Restate all the material verbatim, except for the pictures.

— begin —

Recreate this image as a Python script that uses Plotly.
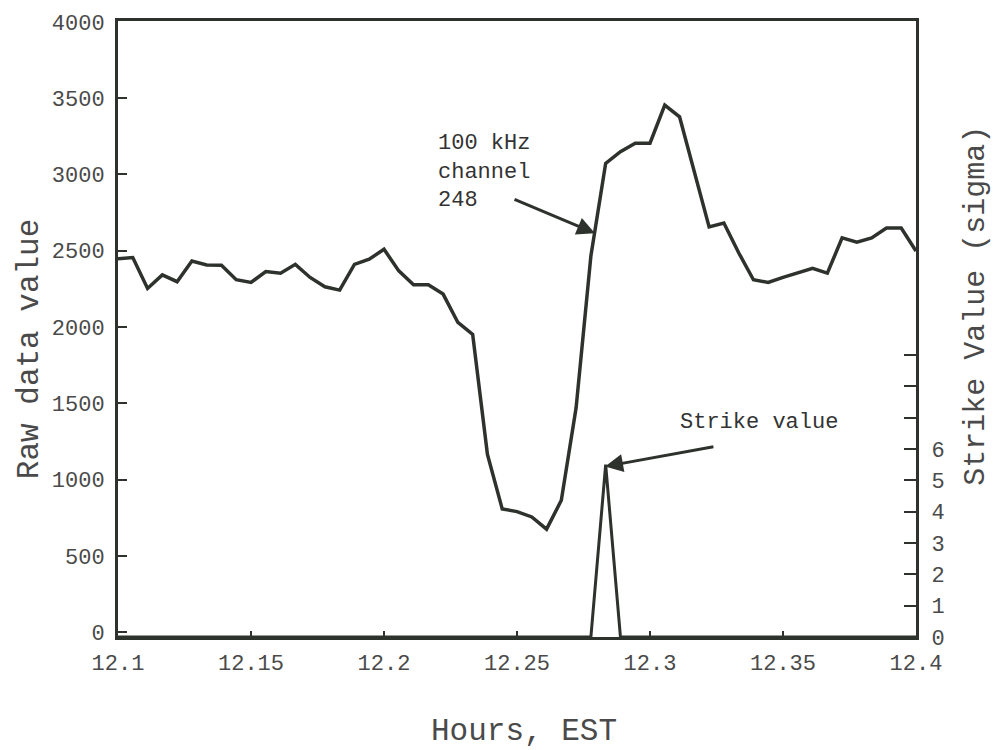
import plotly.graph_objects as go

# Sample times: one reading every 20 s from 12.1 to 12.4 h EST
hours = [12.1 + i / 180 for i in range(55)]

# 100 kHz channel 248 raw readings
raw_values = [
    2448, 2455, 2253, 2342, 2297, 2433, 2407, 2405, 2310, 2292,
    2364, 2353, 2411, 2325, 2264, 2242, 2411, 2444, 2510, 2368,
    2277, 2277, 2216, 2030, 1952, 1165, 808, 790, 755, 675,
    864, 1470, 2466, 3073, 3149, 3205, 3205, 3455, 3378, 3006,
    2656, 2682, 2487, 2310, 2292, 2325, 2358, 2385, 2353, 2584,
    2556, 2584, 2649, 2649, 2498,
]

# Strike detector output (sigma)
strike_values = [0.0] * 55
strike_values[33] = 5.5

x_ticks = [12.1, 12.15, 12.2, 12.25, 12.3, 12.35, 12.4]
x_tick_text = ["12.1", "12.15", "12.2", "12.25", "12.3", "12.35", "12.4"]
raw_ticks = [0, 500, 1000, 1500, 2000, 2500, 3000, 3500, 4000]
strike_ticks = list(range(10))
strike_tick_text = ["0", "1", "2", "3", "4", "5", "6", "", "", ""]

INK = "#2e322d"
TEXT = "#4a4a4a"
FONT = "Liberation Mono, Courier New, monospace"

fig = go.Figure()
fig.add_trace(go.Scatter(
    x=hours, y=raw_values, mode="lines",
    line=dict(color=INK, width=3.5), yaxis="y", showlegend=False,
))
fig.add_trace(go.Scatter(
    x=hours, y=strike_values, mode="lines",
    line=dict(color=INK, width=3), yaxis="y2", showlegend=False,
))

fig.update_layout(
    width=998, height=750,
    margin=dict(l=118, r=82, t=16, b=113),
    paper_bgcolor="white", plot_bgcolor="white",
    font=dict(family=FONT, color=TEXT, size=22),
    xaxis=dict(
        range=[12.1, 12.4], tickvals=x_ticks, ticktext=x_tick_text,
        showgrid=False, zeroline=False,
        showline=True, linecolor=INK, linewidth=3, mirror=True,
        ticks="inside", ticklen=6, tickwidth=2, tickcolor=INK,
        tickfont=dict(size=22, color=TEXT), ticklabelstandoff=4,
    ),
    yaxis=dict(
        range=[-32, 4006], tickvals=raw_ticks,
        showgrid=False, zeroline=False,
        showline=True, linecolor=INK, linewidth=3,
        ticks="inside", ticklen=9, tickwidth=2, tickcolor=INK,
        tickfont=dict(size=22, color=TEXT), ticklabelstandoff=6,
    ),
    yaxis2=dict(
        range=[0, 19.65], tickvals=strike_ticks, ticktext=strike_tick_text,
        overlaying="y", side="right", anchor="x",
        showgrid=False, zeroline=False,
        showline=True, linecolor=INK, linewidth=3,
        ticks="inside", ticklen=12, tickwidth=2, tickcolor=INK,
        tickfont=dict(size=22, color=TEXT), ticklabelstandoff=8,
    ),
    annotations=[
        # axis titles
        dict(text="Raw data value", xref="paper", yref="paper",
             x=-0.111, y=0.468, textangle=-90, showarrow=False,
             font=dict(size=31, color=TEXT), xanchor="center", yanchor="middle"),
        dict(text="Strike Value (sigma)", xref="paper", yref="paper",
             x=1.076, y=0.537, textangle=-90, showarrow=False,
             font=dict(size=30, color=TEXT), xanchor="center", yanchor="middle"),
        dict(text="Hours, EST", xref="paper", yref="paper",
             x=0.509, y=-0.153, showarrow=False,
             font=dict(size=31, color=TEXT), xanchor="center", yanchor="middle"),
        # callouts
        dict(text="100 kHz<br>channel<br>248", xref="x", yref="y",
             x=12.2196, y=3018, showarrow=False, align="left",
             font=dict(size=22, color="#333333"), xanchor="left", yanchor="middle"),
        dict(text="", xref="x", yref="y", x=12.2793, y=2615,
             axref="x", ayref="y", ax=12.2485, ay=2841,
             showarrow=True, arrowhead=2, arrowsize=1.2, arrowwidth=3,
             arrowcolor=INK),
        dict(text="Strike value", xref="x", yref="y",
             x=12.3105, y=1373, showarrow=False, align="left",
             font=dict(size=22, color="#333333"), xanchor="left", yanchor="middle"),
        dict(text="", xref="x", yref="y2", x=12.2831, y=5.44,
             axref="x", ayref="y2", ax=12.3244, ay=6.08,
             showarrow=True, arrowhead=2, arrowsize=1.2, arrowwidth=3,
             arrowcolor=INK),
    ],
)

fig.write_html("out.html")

— end —

__Exercise output__.
Recreate this image as a Python script that uses Plotly.
import plotly.graph_objects as go

# Sample times: one reading every 20 s from 12.1 to 12.4 h EST
hours = [12.1 + i / 180 for i in range(55)]

# 100 kHz channel 248 raw readings
raw_values = [
    2448, 2455, 2253, 2342, 2297, 2433, 2407, 2405, 2310, 2292,
    2364, 2353, 2411, 2325, 2264, 2242, 2411, 2444, 2510, 2368,
    2277, 2277, 2216, 2030, 1952, 1165, 808, 790, 755, 675,
    864, 1470, 2466, 3073, 3149, 3205, 3205, 3455, 3378, 3006,
    2656, 2682, 2487, 2310, 2292, 2325, 2358, 2385, 2353, 2584,
    2556, 2584, 2649, 2649, 2498,
]

# Strike detector output (sigma)
strike_values = [0.0] * 55
strike_values[33] = 5.5

x_ticks = [12.1, 12.15, 12.2, 12.25, 12.3, 12.35, 12.4]
x_tick_text = ["12.1", "12.15", "12.2", "12.25", "12.3", "12.35", "12.4"]
raw_ticks = [0, 500, 1000, 1500, 2000, 2500, 3000, 3500, 4000]
strike_ticks = list(range(10))
strike_tick_text = ["0", "1", "2", "3", "4", "5", "6", "", "", ""]

INK = "#2e322d"
TEXT = "#4a4a4a"
FONT = "Liberation Mono, Courier New, monospace"

fig = go.Figure()
fig.add_trace(go.Scatter(
    x=hours, y=raw_values, mode="lines",
    line=dict(color=INK, width=3.5), yaxis="y", showlegend=False,
))
fig.add_trace(go.Scatter(
    x=hours, y=strike_values, mode="lines",
    line=dict(color=INK, width=3), yaxis="y2", showlegend=False,
))

fig.update_layout(
    width=998, height=750,
    margin=dict(l=118, r=82, t=16, b=113),
    paper_bgcolor="white", plot_bgcolor="white",
    font=dict(family=FONT, color=TEXT, size=22),
    xaxis=dict(
        range=[12.1, 12.4], tickvals=x_ticks, ticktext=x_tick_text,
        showgrid=False, zeroline=False,
        showline=True, linecolor=INK, linewidth=3, mirror=True,
        ticks="inside", ticklen=6, tickwidth=2, tickcolor=INK,
        tickfont=dict(size=22, color=TEXT), ticklabelstandoff=4,
    ),
    yaxis=dict(
        range=[-32, 4006], tickvals=raw_ticks,
        showgrid=False, zeroline=False,
        showline=True, linecolor=INK, linewidth=3,
        ticks="inside", ticklen=9, tickwidth=2, tickcolor=INK,
        tickfont=dict(size=22, color=TEXT), ticklabelstandoff=6,
    ),
    yaxis2=dict(
        range=[0, 19.65], tickvals=strike_ticks, ticktext=strike_tick_text,
        overlaying="y", side="right", anchor="x",
        showgrid=False, zeroline=False,
        showline=True, linecolor=INK, linewidth=3,
        ticks="inside", ticklen=12, tickwidth=2, tickcolor=INK,
        tickfont=dict(size=22, color=TEXT), ticklabelstandoff=8,
    ),
    annotations=[
        # axis titles
        dict(text="Raw data value", xref="paper", yref="paper",
             x=-0.111, y=0.468, textangle=-90, showarrow=False,
             font=dict(size=31, color=TEXT), xanchor="center", yanchor="middle"),
        dict(text="Strike Value (sigma)", xref="paper", yref="paper",
             x=1.076, y=0.537, textangle=-90, showarrow=False,
             font=dict(size=30, color=TEXT), xanchor="center", yanchor="middle"),
        dict(text="Hours, EST", xref="paper", yref="paper",
             x=0.509, y=-0.153, showarrow=False,
             font=dict(size=31, color=TEXT), xanchor="center", yanchor="middle"),
        # callouts
        dict(text="100 kHz<br>channel<br>248", xref="x", yref="y",
             x=12.2196, y=3018, showarrow=False, align="left",
             font=dict(size=22, color="#333333"), xanchor="left", yanchor="middle"),
        dict(text="", xref="x", yref="y", x=12.2793, y=2615,
             axref="x", ayref="y", ax=12.2485, ay=2841,
             showarrow=True, arrowhead=2, arrowsize=1.2, arrowwidth=3,
             arrowcolor=INK),
        dict(text="Strike value", xref="x", yref="y",
             x=12.3105, y=1373, showarrow=False, align="left",
             font=dict(size=22, color="#333333"), xanchor="left", yanchor="middle"),
        dict(text="", xref="x", yref="y2", x=12.2831, y=5.44,
             axref="x", ayref="y2", ax=12.3244, ay=6.08,
             showarrow=True, arrowhead=2, arrowsize=1.2, arrowwidth=3,
             arrowcolor=INK),
    ],
)

fig.write_html("out.html")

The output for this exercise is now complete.